The "I can do whatever I
want" complaint, I will agree, is illegitimate. But so is
the "the customer should have no rights at all" theory put
forth by the late, evil Jack Valenti and his assorted
cronies spread throughout various DRM companies; the
customer does have a legitimate right to take reasonable
measures in preserving the value of their purchase. I'll
agree with you only on the final point you make: there does
need to be some "middle ground" where a customer has
recourse should their original media be damaged.
Now to address something
that's weighed heavily on my mind regarding the "interim"
changes to Gamers' Bill of Rights.
This was the original #10 on
the list:
10) Gamers shall have the
right that games which are installed to the hard drive
shall not require a CD/DVD to remain in the drive to
play.
On your new list? It's not
there. One of the biggest, stupidest, most nonsensical
crazes ever since the advent of DRM - the use of the
original install media as a freaking 5 1/4" dongle - is
mysteriously gone from your list. Instead, what's there?
5. Gamers shall have the
right to have their games perform adequately if their
hardware meets the posted recommended requirements.

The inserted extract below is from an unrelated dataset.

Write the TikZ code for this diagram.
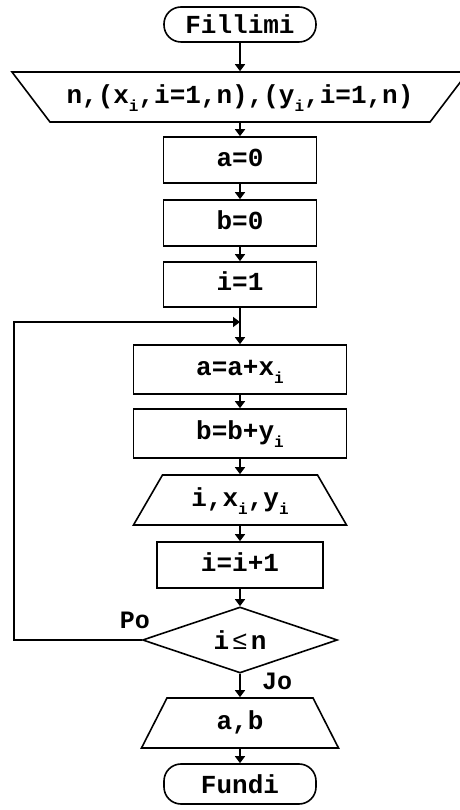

8. Gamers whose computers meet the posted minimum
requirements shall have the right to use their games
without being materially inconvenienced due to copy
protection or digital rights management.
Two nearly identical items
both covering "meet the posted minimum recommended
requirements"- and why did you change this wording? I really
would love to know why the serious, straightforward request
that the install media not have to be worn down and damaged
by use as a dongle has mysteriously gone missing. The CD
drive as a dongle is one of the biggest jokes in the
industry. The first thing anyone does when getting a new
game installed is look for the no-CD patch online; those who
might play games on a laptop are doubly inconvenienced,
being forced to choose between having a secondary battery
(for more play time) and a 5 1/4" dongle bay just to play
the game.
Please, gamers and
developers alike, think on these points.